Hale: U.S. Aid Helps Army Fulfill its Duty as Lebanon’s Sole Legitimate Defense Forceإقرأ هذا الخبر بالعربية
U.S. Ambassador to Lebanon David Hale highlighted on Wednesday the additional U.S. assistance to Lebanon for both the humanitarian and security challenges that Lebanon faces that was announced by President Barack Obama on Tuesday.
He said after holding talks with caretaker Information Minister Walid al-Daouq: “This aid helps the Lebanese army fulfill its mandate as Lebanon’s sole legitimate defense force and implement outstanding U.N. Security Council resolutions, such as 1701 and 1559.”

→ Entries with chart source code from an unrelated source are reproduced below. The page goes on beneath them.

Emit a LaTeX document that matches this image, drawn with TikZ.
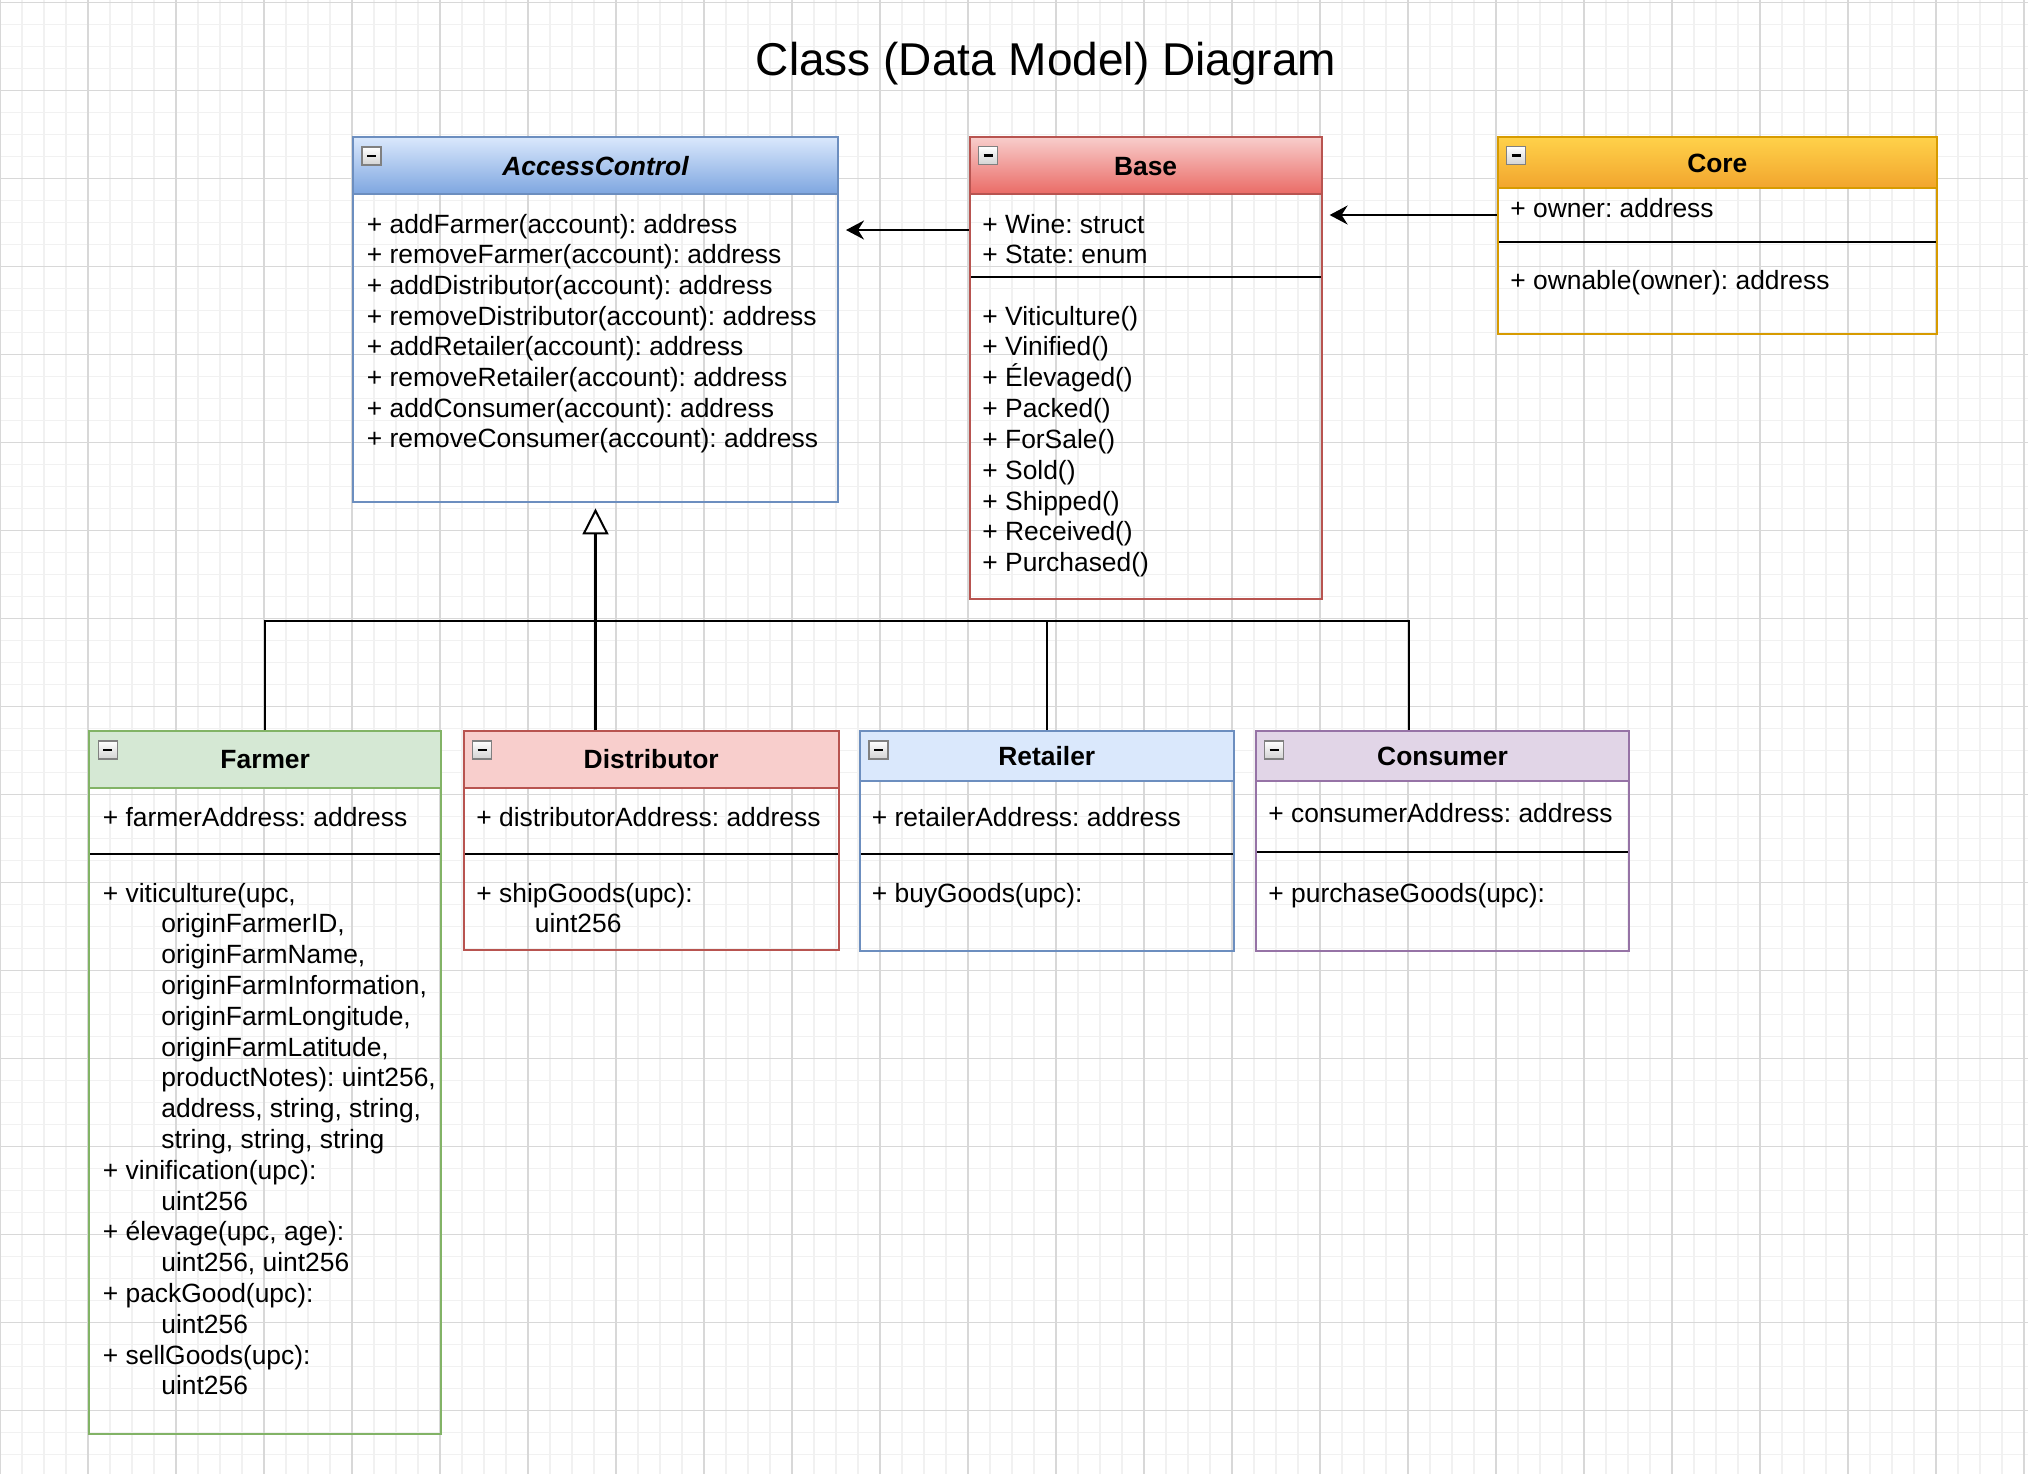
\documentclass[tikz,border=0pt]{standalone}
\usepackage{fontspec}
\setmainfont{Liberation Sans}
\usetikzlibrary{arrows.meta,fit}

\definecolor{acTop}{HTML}{DAE8FC}
\definecolor{acBot}{HTML}{7EA6E0}
\definecolor{acLine}{HTML}{6C8EBF}
\definecolor{baseTop}{HTML}{F8CECC}
\definecolor{baseBot}{HTML}{EA6B66}
\definecolor{baseLine}{HTML}{B85450}
\definecolor{coreTop}{HTML}{FFD24A}
\definecolor{coreBot}{HTML}{F2A52E}
\definecolor{coreLine}{HTML}{D79B00}
\definecolor{farmerFill}{HTML}{D5E8D4}
\definecolor{farmerLine}{HTML}{82B366}
\definecolor{purpleFill}{HTML}{E1D5E7}
\definecolor{purpleLine}{HTML}{9673A6}
\definecolor{minorGrid}{HTML}{F1F1F1}
\definecolor{majorGrid}{HTML}{D8D8D8}

\tikzset{
  ac head/.style={top color=acTop, bottom color=acBot},
  ac line/.style={draw=acLine, line width=1pt},
  base head/.style={top color=baseTop, bottom color=baseBot},
  base line/.style={draw=baseLine, line width=1pt},
  core head/.style={top color=coreTop, bottom color=coreBot},
  core line/.style={draw=coreLine, line width=1pt},
  farmer head/.style={fill=farmerFill},
  farmer line/.style={draw=farmerLine, line width=1pt},
  dist head/.style={fill=baseTop},
  dist line/.style={draw=baseLine, line width=1pt},
  retailer head/.style={fill=acTop},
  retailer line/.style={draw=acLine, line width=1pt},
  consumer head/.style={fill=purpleFill},
  consumer line/.style={draw=purpleLine, line width=1pt},
  collapse/.style={draw=gray, line width=0.6pt, top color=white, bottom color=gray!35,
    minimum width=9.5pt, minimum height=9pt, inner sep=0pt,
    path picture={\draw[line width=1.3pt, black]
      ([xshift=2.5pt]path picture bounding box.west) -- ([xshift=-2.5pt]path picture bounding box.east);}},
  member/.style={anchor=base west, inner sep=0pt, font=\fontsize{13.2}{15.8}\selectfont},
  headtext/.style={anchor=base, inner sep=0pt, font=\fontsize{13.2}{15.8}\selectfont\bfseries},
  assoc/.style={line width=1pt, -{Stealth[length=9pt, width=9.5pt, inset=3pt]}, shorten >=3.5pt},
  inherit/.style={line width=1.4pt, -{Triangle[fill=white, length=13pt, width=13pt, line width=1pt]}, shorten >=2.7pt},
  tree/.style={line width=1pt}
}

% name, colours, top left, bottom right, header line, separator line
\newcommand{\umlclass}[8]{%
  \path[#2 head] (#3,#4) rectangle (#5,#7);
  \draw[line width=1pt] (#3,#8) -- (#5,#8);
  \draw[#2 line] (#3,#7) -- (#5,#7);
  \node[fit={(#3,#4) (#5,#6)}, #2 line, inner sep=0pt] (#1) {};
  \node[collapse] (#1-min) at (#3+18.5,#4+19) {};
}

\begin{document}
\frenchspacing
\begin{tikzpicture}[x=0.5pt, y=-0.5pt]
  \useasboundingbox (0,0) rectangle (2028,1474);
  \fill[white] (0,0) rectangle (2028,1474);

  % grid
  \foreach \x in {0,22,...,2028} \draw[minorGrid, line width=0.75pt] (\x,0) -- (\x,1474);
  \foreach \y in {2.3,24.3,...,1474} \draw[minorGrid, line width=0.75pt] (0,\y) -- (2028,\y);
  \foreach \x in {0,88,...,2028} \draw[majorGrid, line width=0.75pt] (\x,0) -- (\x,1474);
  \foreach \y in {2.3,90.3,...,1474} \draw[majorGrid, line width=0.75pt] (0,\y) -- (2028,\y);

  \node[font=\fontsize{23}{27}\selectfont, anchor=base, inner sep=0pt] (title) at (1046,75) {Class (Data Model) Diagram};

  % classes
  \umlclass{ac}{ac}{353}{137}{838}{502}{194}{194}
  \umlclass{base}{base}{969.6}{136.7}{1321.6}{598.7}{194}{277}
  \umlclass{core}{core}{1497.6}{136.7}{1937}{334.3}{187.7}{242.3}
  \umlclass{farmer}{farmer}{89.2}{731}{441.2}{1434}{788.3}{854}
  \umlclass{dist}{dist}{463.7}{731}{838.7}{950}{788.3}{854}
  \umlclass{retailer}{retailer}{860}{731}{1233.5}{950.7}{781}{854}
  \umlclass{consumer}{consumer}{1255.5}{731}{1629.4}{950.7}{781}{851.7}

  % AccessControl
  \node[headtext] (ac-name) at (595.5,175) {\itshape AccessControl};
  \foreach \m [count=\i from 0] in {addFarmer, removeFarmer, addDistributor, removeDistributor,
      addRetailer, removeRetailer, addConsumer, removeConsumer}
    \node[member] (ac-m\i) at (366.5,233+30.7*\i) {+ \m(account): address};

  % Base
  \node[headtext] (base-name) at (1145.6,175) {Base};
  \node[member] (base-a1) at (982,233) {+ Wine: struct};
  \node[member] (base-a2) at (982,263) {+ State: enum};
  \foreach \m [count=\i from 0] in {Viticulture, Vinified, Élevaged, Packed, ForSale,
      Sold, Shipped, Received, Purchased}
    \node[member] (base-m\i) at (982,325+30.85*\i) {+ \m()};

  % Core
  \node[headtext] (core-name) at (1717.3,172) {Core};
  \node[member] (core-a) at (1510,217) {+ owner: address};
  \node[member] (core-m) at (1510,289.5) {+ ownable(owner): address};

  % Farmer
  \node[headtext] (farmer-name) at (265.2,768) {Farmer};
  \node[member] (farmer-a) at (102.5,826) {+ farmerAddress: address};
  \foreach \x/\t [count=\i from 0] in {102.5/{+ viticulture(upc,}, 161/{originFarmerID,},
      161/{originFarmName,}, 161/{originFarmInformation,}, 161/{originFarmLongitude,},
      161/{originFarmLatitude,}, 161/{productNotes): uint256,}, 161/{address, string, string,},
      161/{string, string, string}, 102.5/{+ vinification(upc):}, 161/uint256,
      102.5/{+ élevage(upc, age):}, 161/{uint256, uint256}, 102.5/{+ packGood(upc):},
      161/uint256, 102.5/{+ sellGoods(upc):}, 161/uint256}
    \node[member] (farmer-m\i) at (\x,902+30.8*\i) {\t};

  % Distributor
  \node[headtext] (dist-name) at (651.2,768) {Distributor};
  \node[member] (dist-a) at (476,826) {+ distributorAddress: address};
  \node[member] (dist-m1) at (476,902) {+ shipGoods(upc):};
  \node[member] (dist-m2) at (534.5,932.8) {uint256};

  % Retailer
  \node[headtext] (retailer-name) at (1046.8,765.5) {Retailer};
  \node[member] (retailer-a) at (871.5,826) {+ retailerAddress: address};
  \node[member] (retailer-m) at (871.5,902) {+ buyGoods(upc):};

  % Consumer
  \node[headtext] (consumer-name) at (1442.5,765.5) {Consumer};
  \node[member] (consumer-a) at (1268,822) {+ consumerAddress: address};
  \node[member] (consumer-m) at (1268,902) {+ purchaseGoods(upc):};

  % connectors
  \coordinate (link1) at (0,215);
  \coordinate (link2) at (0,230);
  \coordinate (bus) at (0,620.7);
  \draw[assoc] (core.west |- link1) -- (base.east |- link1);
  \draw[assoc] (base.west |- link2) -- (ac.east |- link2);
  \draw[tree] (farmer.north) |- (ac.south |- bus);
  \draw[tree] (retailer.north) |- (ac.south |- bus);
  \draw[tree] ([xshift=-16.5pt]consumer.north) |- (ac.south |- bus);
  \draw[inherit] (dist.north -| ac.south) -- (ac.south);
\end{tikzpicture}
\end{document}
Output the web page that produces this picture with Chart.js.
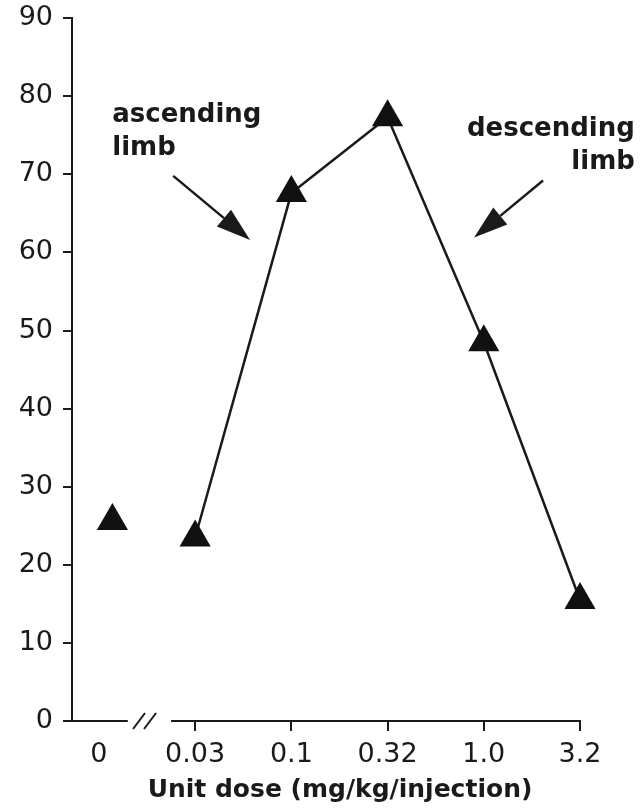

“This aid comprises an additional $74 million to help Lebanon cope with the Syrian refugees and help Lebanese host communities,” he added.
“The aid will enhance the delivery of vital services, provide educational and vocational training, and support health projects,” explained the ambassador.
The total U.S. contribution for Lebanon to date is now over $254 million in support of refugees from the Syrian conflict and Lebanese host communities.
“We are also strong partners with the Lebanese state institutions that are responsible for security and accountable to all Lebanese people,” stressed Hale.
Obama also announced on Tuesday an additional $8.7 million of support for the Lebanese army for internal stability and border security missions.
This brings the total security assistance to over a billion dollars in recent years, continued the U.S. ambassador.
Addressing the meeting on Tuesday between Obama and President Michel Suleiman, Hale said: “It was an excellent meeting and gave Obama an opportunity to express his appreciation for Suleiman’s extraordinary leadership at a very challenging time both here in Lebanon and the region.”
“We know that the conflict in Syria is affecting every aspect of life in Lebanon, and therefore we commend Lebanon’s policy of disassociation from the Syrian conflict,” he noted.
“Unfortunately, Hizbullah is deeply involved in a conflict that has displaced millions of people and threatens to destabilize the region,” he lamented.
Hale and Daouq also discussed Wednesday's meeting of the International support group for Lebanon in New York.
“This meeting, chaired by U.N. Secretary General Ban Ki-moon, and attended by key foreign ministers and other leaders is a show of solidarity with the Lebanese state and people,” stated the ambassador.
“The American and Lebanese people enjoy a longstanding friendship and partnership at many levels. We want to deepen these ties to benefit both of us, and to continue to help the Lebanese build state institutions that are answerable to all Lebanese,” he concluded.
Obama met with Suleiman on Tuesday on the sidelines of the U.N. General Assembly in New York.
According to state-run National News Agency, Suleiman told Obama that “the international community and the United States must offer support in order to secure the success of the meeting of the international support group for Lebanon and to help the country cope with the burden of the Syrian refugee influx."
On Wednesday, Suleiman along with Ban will head a meeting of an international support group for Lebanon, which is burdened by the flow of refugees from Syria.
The meeting, which will include the five permanent members of the U.N. Security Council, will examine ways to help Lebanon maintain political stability and security, and confront the continuous flow of Syrian refugees.
The U.N. refugee agency UNHCR has registered more than 746,000 Syrians in Lebanon, though many others remain unregistered.
The Lebanese government puts the number of Syrians in the country at 1.3 million, though that figure includes Syrians who were already in the country when the conflict began 30 months ago.